Not just child’s play
Study examines anti-obesity potential of schoolyard games
Not all games are alike when it comes to how many calories kids burn playing them. And not all are equally enjoyable to play. A study in the Journal of Pediatrics measured both energy expenditure and enjoyment in 30 schoolyard games. The findings offer a menu of games that could be played during gym and recess to address childhood obesity.
Researchers at Harvard-affiliated Children’s Hospital Boston and the University of Massachusetts at Amherst collaborated on the project. They selected the 30 games through focus groups with physical education teachers and then tested them on 28 third-graders in a large gymnasium.

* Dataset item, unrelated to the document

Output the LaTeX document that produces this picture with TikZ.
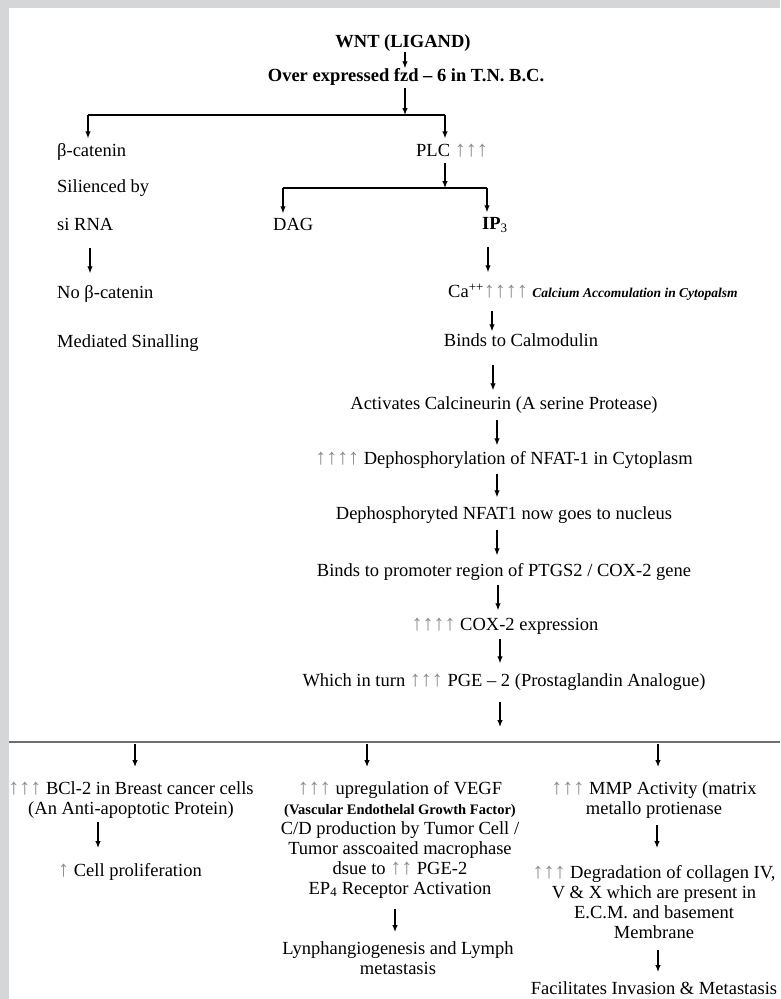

“There’s a big push for more formal physical education in schools, but this game-type activity is also important,” says Voula Osganian, director of the Clinical Research Program at Children’s, associate professor of pediatrics at Harvard Medical School, and senior investigator on the study. “With nutrition and diet, we have the ability to be precise in our measures, but it’s hard to know how much energy children really expend during physical activity. What we wanted to see was a precise ‘dose’ of games.”
As the children played, their total energy expenditure was tracked with a portable metabolic analyzer that measured their oxygen consumption. An accelerometer measured how physically active each child was during the game. Immediately after each game, the children ranked their level of enjoyment on a visual scale showing happy, sad, and neutral faces.

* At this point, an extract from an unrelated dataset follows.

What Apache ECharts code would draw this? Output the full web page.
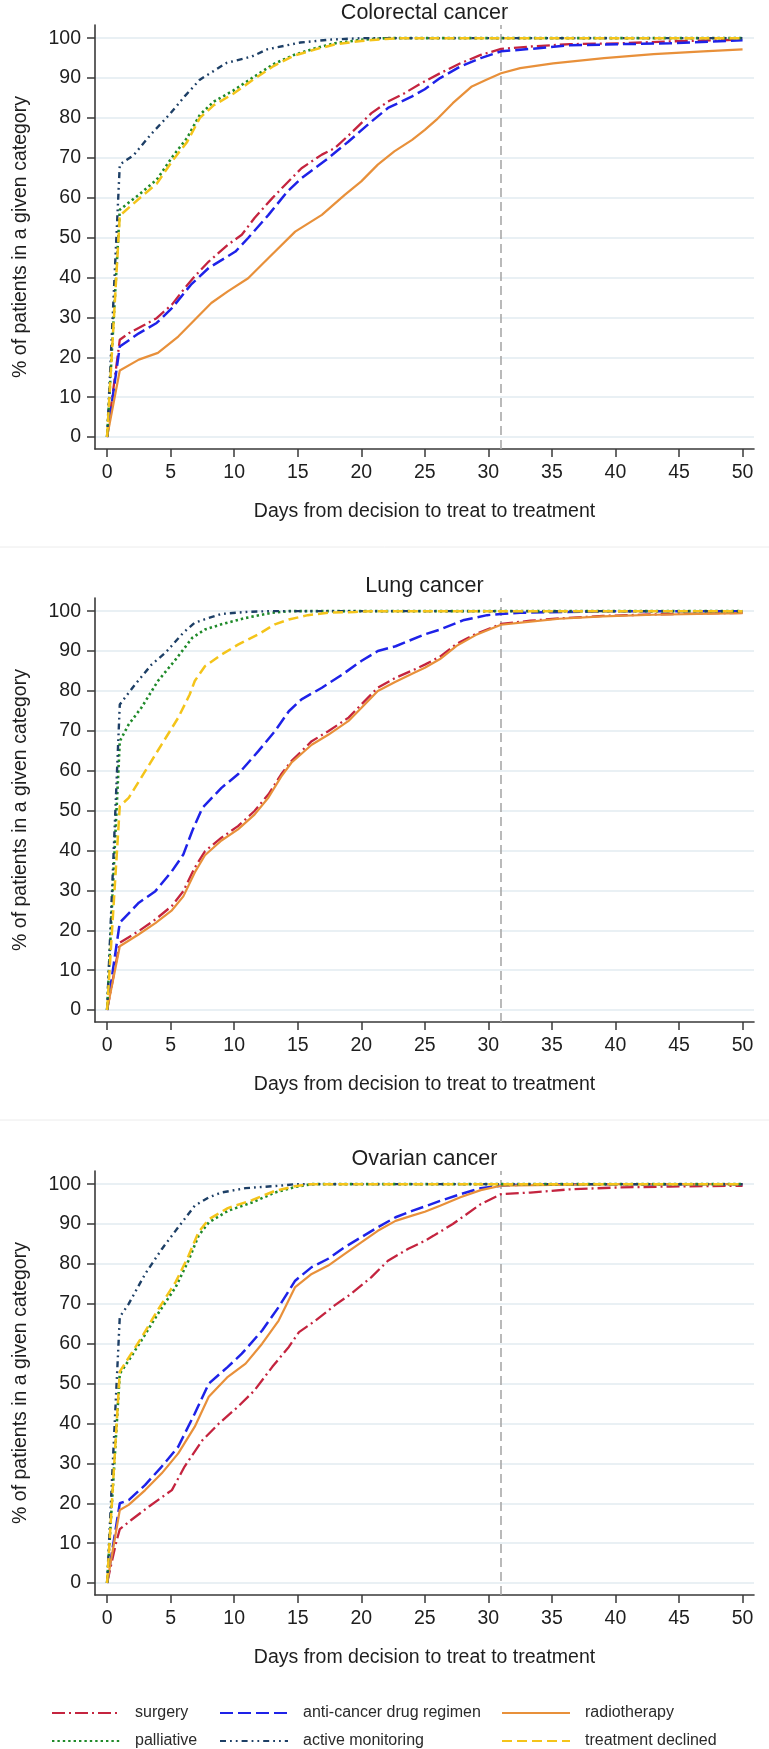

Among the games ranking highest in terms of calories burned per minute were Computer Virus, Builders and Bulldozers, Race Day, and Dragon’s Tail. Most of these also ranked at the top of the physical activity scale. Among those with the highest enjoyment scores were Dragon’s Tail, Capture the Flag, Stop and Go, and Monkey in the Middle.
In general, children expended the most energy during tag-type games and games requiring minimal strategy or skill, and the least during games that required less social interaction (such as Monkey in the Middle) or included periods of standing still (Eagles and Sparrows, Crows and Cranes, Hibernation). The games ranking highest for enjoyment were tag-type games with more erratic movement patterns.
In June, the researchers completed a pilot intervention study at two Massachusetts elementary schools, testing the 22 most promising games. The findings suggest that running these games during recess, rather than allowing unstructured free play, increases physical activity. “We really don’t take advantage of recess now,” says Osganian. “But if you had short bouts of physical activity twice a day, you could expend up to 200 calories a day in energy at school.”